Serbia’s President Aleksandar Vucic said on Monday that the trade exchange between his country and Slovenia rose from 571 million to 1.3 billion Euros in the last ten years, what, as he put it, showed the relations between the countries were significantly better, the Beta news agency reported.
Borut Pahor, the President of Slovenia, is in Belgrade for a two-day visit to discuss bilateral relations, the situation in the region and Serbia’s European path with Vucic.
Speaking at a joint news conference in Belgrade with Pahor, Vucic said that unlike the first visit in 2014 when 50 companies and entrepreneurs accompanied Pahor, this time about 500 of them was expected at the two countries’ Economic Forum.
Pahor said his country was supporting Serbia’s ambition to join the European Union, adding there were different views on some issues between Ljubljana and Belgrade, but that his visit aimed at cementing the mutual trust and relations in all areas.
Asked about the so-called border correction, advocated by Kosovo President Hashim Thaci in the EU-facilitated Belgrade – Pristina dialogue, Pahor said he would not exclude such solution, but that “it must not cause collateral damage to other countries in the region.”
“I would not exclude that, but would be extremely cautious,” he said.
Pahor added he did not think that Serbia was in any political crisis due to the anti-government protests across the country, but that he would not interfere into domestic politics.
“We look at Slovenia as an honest friend, we are building good relations of mutual respect, and I believe those links could improve further,” Vucic told reporters.
Vucic said he told the EU, the US and the Russian President Vladimir Putin the same thing – Serbia doesn’t have two policies but only one, that of Serbia’s interest.

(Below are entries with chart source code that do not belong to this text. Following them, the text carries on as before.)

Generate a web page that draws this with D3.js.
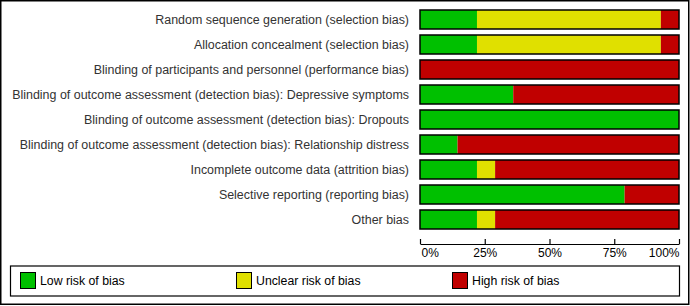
<!DOCTYPE html>
<html>
<head>
<meta charset="utf-8">
<script src="https://cdn.jsdelivr.net/npm/d3@7"></script>
<style>
  body { margin: 0; background: #fff; }
  svg { display: block; font-family: "Liberation Sans", Arial, sans-serif; }
</style>
</head>
<body>
<svg width="690" height="306"></svg>
<script>
// Risk of bias domains (top to bottom)
var domains = [
  "Random sequence generation (selection bias)",
  "Allocation concealment (selection bias)",
  "Blinding of participants and personnel (performance bias)",
  "Blinding of outcome assessment (detection bias): Depressive symptoms",
  "Blinding of outcome assessment (detection bias): Dropouts",
  "Blinding of outcome assessment (detection bias): Relationship distress",
  "Incomplete outcome data (attrition bias)",
  "Selective reporting (reporting bias)",
  "Other bias",
];
// percentages per judgement
var lowRisk = [22, 22, 0, 36, 100, 14.5, 22, 79, 22];
var unclearRisk = [71, 71, 0, 0, 0, 0, 7, 0, 7];
var highRisk = [7, 7, 100, 64, 0, 85.5, 71, 21, 71];
var tickValues = [0, 25, 50, 75, 100];
var legendLabels = ["Low risk of bias", "Unclear risk of bias", "High risk of bias"];
var colors = ["#00c000", "#e0e000", "#c00000"];

var svg = d3.select("svg");

// outer frame
svg.append("rect")
  .attr("x", 0.75).attr("y", 0.75)
  .attr("width", 688).attr("height", 303.5)
  .attr("fill", "none").attr("stroke", "#000").attr("stroke-width", 1.5);

var xScale = d3.scaleLinear().domain([0, 100]).range([420, 679]);
var yScale = d3.scaleBand().domain(domains).range([7, 232])
  .paddingInner(0.24).paddingOuter(0.12);

// build stacked rows
var rows = domains.map(function (d, i) {
  return { name: d, low: lowRisk[i], unclear: unclearRisk[i], high: highRisk[i] };
});
var stack = d3.stack().keys(["low", "unclear", "high"]);
var series = stack(rows);

svg.append("g")
  .selectAll("g")
  .data(series)
  .join("g")
  .attr("fill", function (d, i) { return colors[i]; })
  .selectAll("rect")
  .data(function (d) { return d; })
  .join("rect")
  .attr("x", function (d) { return xScale(d[0]); })
  .attr("y", function (d) { return yScale(d.data.name); })
  .attr("width", function (d) { return xScale(d[1]) - xScale(d[0]); })
  .attr("height", yScale.bandwidth());

// bar outlines
svg.append("g")
  .selectAll("rect")
  .data(domains)
  .join("rect")
  .attr("x", xScale(0))
  .attr("y", function (d) { return yScale(d); })
  .attr("width", xScale(100) - xScale(0))
  .attr("height", yScale.bandwidth())
  .attr("fill", "none")
  .attr("stroke", "#000")
  .attr("stroke-width", 1.5);

// row labels
svg.append("g")
  .selectAll("text")
  .data(domains)
  .join("text")
  .attr("x", 409)
  .attr("y", function (d) { return yScale(d) + yScale.bandwidth() / 2; })
  .attr("dy", "0.35em")
  .attr("text-anchor", "end")
  .attr("font-size", 12.45)
  .attr("fill", "#333")
  .text(function (d) { return d; });

// x axis
var xAxis = d3.axisBottom(xScale)
  .tickValues(tickValues)
  .tickFormat(function (d) { return d + "%"; })
  .tickSizeInner(-5)
  .tickSizeOuter(0)
  .tickPadding(4);

var axisG = svg.append("g")
  .attr("transform", "translate(0,244)")
  .call(xAxis);
axisG.select(".domain").attr("stroke", "#000").attr("stroke-width", 1.2);
axisG.selectAll(".tick line").attr("stroke", "#000").attr("stroke-width", 1.2);
axisG.selectAll(".tick text")
  .attr("font-size", 12)
  .attr("font-family", "'Liberation Sans', Arial, sans-serif")
  .attr("fill", "#000")
  .attr("text-anchor", function (d) { return d === 0 ? "start" : d === 100 ? "end" : "middle"; })
  .attr("dx", function (d) { return d === 0 ? 1 : 0; });

// legend box
svg.append("rect")
  .attr("x", 10.5).attr("y", 266)
  .attr("width", 669).attr("height", 30)
  .attr("fill", "none").attr("stroke", "#000").attr("stroke-width", 1.2);

var legendX = d3.scalePoint().domain(legendLabels).range([20, 452]);

var legendItems = svg.append("g")
  .selectAll("g")
  .data(legendLabels)
  .join("g")
  .attr("transform", function (d) { return "translate(" + legendX(d) + ",272)"; });

legendItems.append("rect")
  .attr("x", 0.5).attr("y", 0.5)
  .attr("width", 15).attr("height", 16)
  .attr("fill", function (d, i) { return colors[i]; })
  .attr("stroke", "#000");

legendItems.append("text")
  .attr("x", 20)
  .attr("y", 8.5)
  .attr("dy", "0.35em")
  .attr("font-size", 12.3)
  .attr("fill", "#000")
  .text(function (d) { return d; });
</script>
</body>
</html>
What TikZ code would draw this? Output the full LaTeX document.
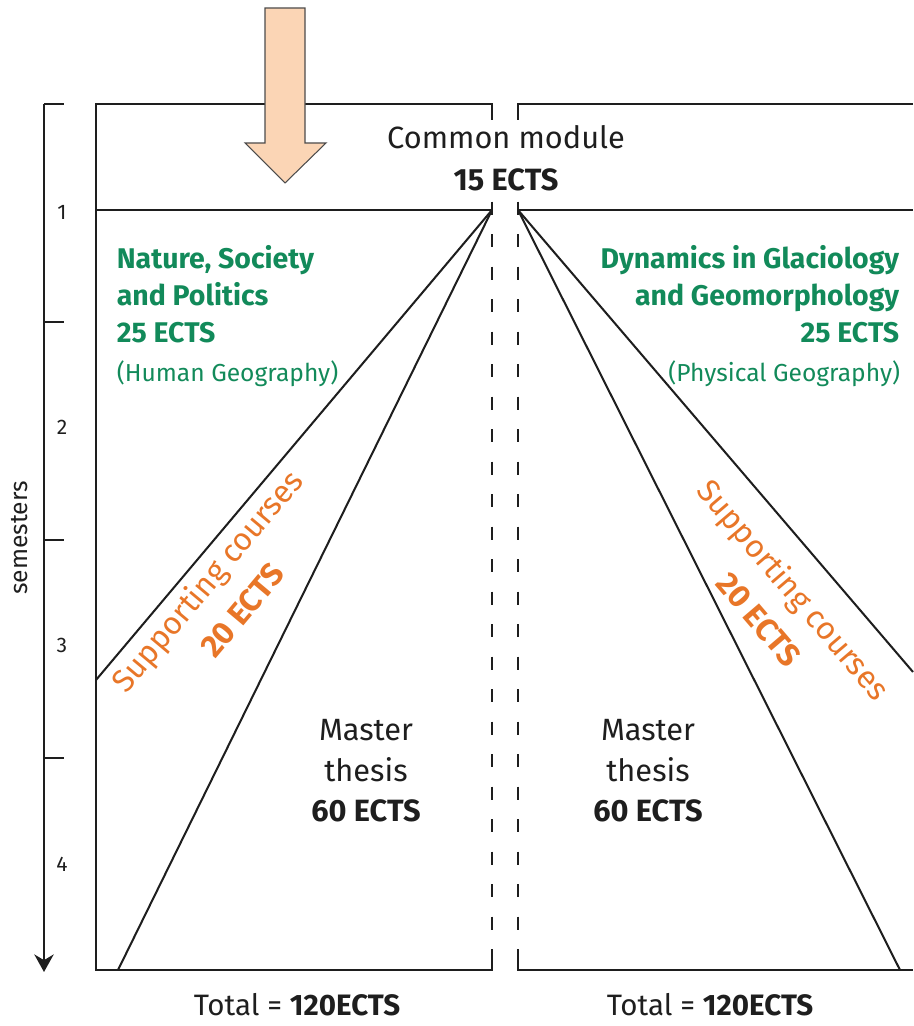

He added they discussed Serbia’s European path and agreed the Belgrade – Kosovo relations were crucial.
“I believe we will have Slovenia’s support in searching for a possible solution (concerning Kosovo),” Vucic said, adding any solution was far away right now due to Pristina’s 100 percent import tariffs on goods from Serbia and Bosnia introduced last November.
Pahor is due also to address Serbia’s Parliament and attend a meeting of the Serbia – Slovenia Economic Forum.
Slovenia's President was in Serbia in 2013, the same year when the first joint session of the two governments was held in Belgrade.
Slovenia and Serbia are among ten foreign trade partners to each other with over a billion Euros exchange in 2017 which was on the rise last year.
Over 4,200 Serbia’s companies work with partners in Slovenia in the import-export business, while 1,660 Slovenian firms are registered in Serbia.
Slovenia is one of the ten most significant investors in Serbia with 400 investments with the majority of shares.
Serbia’s companies are also increasing their business in Slovenia.
Slovenia seceded from the former Yugoslavia on June 25, 1991, together with Croatia.
After two-weeks of clashes between the so-called local defence units and the then Yugoslav Army, the latter withdrew from the country. It became the first of all former Yugoslav republics to join the European Union in May 2004.